Attire and grooming are the democratic version of architecture.  We do not communicate directly with each other much as a body politic.  We drive in cars, listen to iPods, cast secret ballots and kind of keep to ourselves.  We consume ideas spoken by people on TV or writers in newspapers (or blogs?) and we might discuss them with a few friends.  But we don’t generally communicate with one another -- except with our personal aesthetic choices.  Our choices in attire and presentation are political and cultural statements we make to each other every day.  Collectively, they are significant because aesthetic statements are not just “I am” statements; they are also inevitably “you should” statements as well.  People in societies have always learned from each other -- and taught each other -- in this way.

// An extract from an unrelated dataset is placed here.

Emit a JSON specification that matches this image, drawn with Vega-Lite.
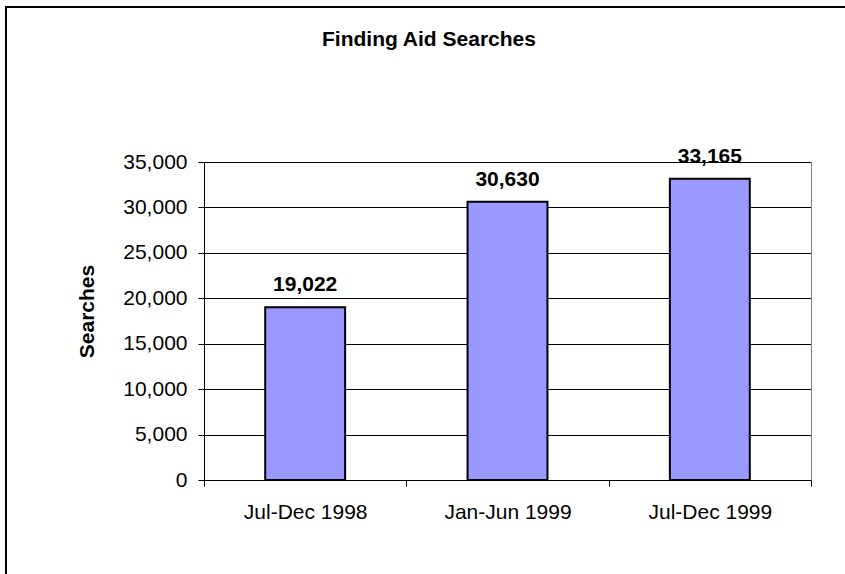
{
  "$schema": "https://vega.github.io/schema/vega-lite/v6.json",
  "width": 839,
  "height": 567,
  "autosize": "none",
  "padding": {"left": 6, "top": 7, "right": 0, "bottom": 0},
  "background": "white",
  "data": {
    "values": [
      {"period": "Jul-Dec 1998", "searches": 19022},
      {"period": "Jan-Jun 1999", "searches": 30630},
      {"period": "Jul-Dec 1999", "searches": 33165}
    ]
  },
  "title": {
    "text": "Finding Aid Searches",
    "font": "Liberation Sans",
    "fontSize": 21,
    "fontWeight": "bold",
    "color": "black",
    "anchor": "start",
    "frame": "group",
    "baseline": "alphabetic",
    "offset": -60,
    "dx": 316
  },
  "encoding": {
    "x": {
      "field": "period",
      "type": "nominal",
      "sort": null,
      "scale": {"type": "band", "range": [198, 805], "paddingInner": 0, "paddingOuter": 0},
      "axis": {
        "title": null,
        "orient": "bottom",
        "offset": -94,
        "labelAngle": 0,
        "tickBand": "extent",
        "domainColor": "black",
        "domainWidth": 1,
        "tickColor": "black",
        "tickSize": 6,
        "tickWidth": 1,
        "labelFont": "Liberation Sans",
        "labelFontSize": 21,
        "labelColor": "black",
        "labelPadding": 15,
        "grid": false
      }
    }
  },
  "layer": [
    {
      "mark": {"type": "bar", "fill": "#9999FF", "stroke": "black", "strokeWidth": 2, "width": {"band": 0.395}},
      "encoding": {
        "y": {
          "field": "searches",
          "type": "quantitative",
          "scale": {"domain": [0, 35000], "range": [473, 155], "nice": false, "zero": true},
          "axis": {
            "orient": "left",
            "offset": -198,
            "values": [0, 5000, 10000, 15000, 20000, 25000, 30000, 35000],
            "format": ",.0f",
            "grid": true,
            "gridColor": "black",
            "gridWidth": 1,
            "gridOpacity": 1,
            "domainColor": "black",
            "domainWidth": 1,
            "tickColor": "black",
            "tickSize": 6,
            "tickWidth": 1,
            "labelFont": "Liberation Sans",
            "labelFontSize": 21,
            "labelColor": "black",
            "labelPadding": 11,
            "labelFlush": false,
            "labelOverlap": false,
            "title": "Searches",
            "titleFont": "Liberation Sans",
            "titleFontSize": 21,
            "titleFontWeight": "bold",
            "titleColor": "black",
            "titleAngle": -90,
            "titleX": -111,
            "titleY": 304,
            "titleAlign": "center",
            "titleBaseline": "alphabetic"
          }
        }
      }
    },
    {
      "mark": {"type": "text", "font": "Liberation Sans", "fontSize": 21, "fontWeight": "bold", "baseline": "alphabetic", "dy": -16, "color": "black"},
      "encoding": {
        "y": {
          "field": "searches",
          "type": "quantitative",
          "axis": {
            "orient": "right",
            "offset": -34,
            "labels": false,
            "ticks": false,
            "grid": false,
            "title": null,
            "domainColor": "#808080",
            "domainWidth": 1
          }
        },
        "text": {"field": "searches", "type": "quantitative", "format": ","}
      }
    }
  ],
  "resolve": {"axis": {"y": "independent"}},
  "config": {
    "view": {"stroke": "black", "strokeWidth": 2, "fill": "white", "strokeDash": [839, 1406, 567]}
  }
}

It has been shown in policework famously in New York in the Giuliani era (see book discussed here), that visible symbols in a society’s public spaces make a big difference.  Mayor Rudolph Giuliani and head of the New York City Transit Police William Bratton determined to reduce visible symbols of vandalism in the transit system, especially graffiti.  Graffiti is a public statement that “the law is not in charge here.”  It is an attack on the security and sense of order of citizens generally, and that is its point.  Giuliani and Bratton’s campaign against graffiti is observed to have been very effective in substantially reducing crime in New York.  The symbols of a society make a big difference to the people who live there and our personal presentation is one of the key ways we have the opportunity every day to influence those symbols.

How we dress
So what ideas are we Americans commonly communicating in our attire and presentation?  I hope you will tolerate my frankness.

Firstly, I would observe that we are quite portly.  Just eyeballing it, I think about 75% of us could lose at least 20-30 pounds.  If you are 30 pounds overweight it suggests, intentionally or otherwise, that you think that society should value indulgence over discipline, ambition and industry.  That is not something we should be suggesting to each other.

The second issue concerns the clothing.  In this context I primarily address men over 30.  The sports coat, collared shirt and, in appropriate situations, the tie were adopted over time because they make men look good.  The general alternative to the collared shirt and sports shirt is the t-shirt.  Its strength is its lack of pretention.  But make no mistake, not one man in ten can carry off a t-shirt with dignity.

Long hair, facial hair, ear rings for men and tattoos -- you are trying too hard and lack self-confidence.

In this, my little Dante’s Inferno of modern men’s attire, the lowest rung of sartorial hell must be reserved for the sports costume, by which I refer to all possible combinations of billed caps, shirts with numbers on them, sports logos and other people’s names as well as large rubber-soled shoes.  You know what I’m talking about.  It is really horrible.

Wearing another man’s jersey says that you are his girlfriend.  Do not wear another man’s jersey.  Or, if you do, you should write, above his name, “I am,” then put an apostrophe on his name and below his name write “prison gf :).”  Congratulations.

Wearing a baseball hat, which is quite common, is a way for men to dissociate themselves from any type of intellectual activity, i.e. it is a way of saying “I am not bright but I don’t care.”  The rise of the baseball cap has been coincident with -- and I think related to -- the attacks on men by the forces of feminism for the past thirty years, including the many depictions of bumbling dads in primetime comedies.  This has influenced men.  Wearing a baseball hat when you go out in public is a way of surrendering to this attack and saying “you needn’t fear my oppression, ladies.  I am not going to give you intellectual competition.”  It is the dunce cap and the hair shirt of the battle of the sexes.   I am not against the fair and judicious principles of feminism but I am against the anti-male rhetoric and anti-male strategies that come with it.  It does not help society to don the dunce cap and cede all thinking to others.  In fact, it is important you find some self-respect and resist this.

Implications
I think the explanation for the low standards of dress we have adopted is that morale is low in our society.  After years of multicultural, victimization and feminist rhetoric, there is a state of disunity, unhappiness and low morale about the republic.

Americans are the people who built this nation, articulated enduring principles of freedom and government, conquered Hitler, conquered Hirohito, shaped the modern economy and met the challenge of the West with, in the words of Samuel Walter Foss, “Men to match my mountains.”  That blood is still here in America.  But the spirit of this proud people has been attacked for forty years.  The aesthetic statements people are making are collectively a sort of surrender to the tireless critiques of the left, the European socialists, the victimization demagogues, Howard Zinn fans and generally all the hippies and vindictive fellow travelers who hate America for its mistakes more than they love it for its virtues or for the fact that it has brought more freedom and wealth and security -- more good -- to more people than any nation in history.  

So that’s why I think it matters, and that is why I think that if we don’t pull our socks up for ourselves or our spouses or our kids, we should do it for our country.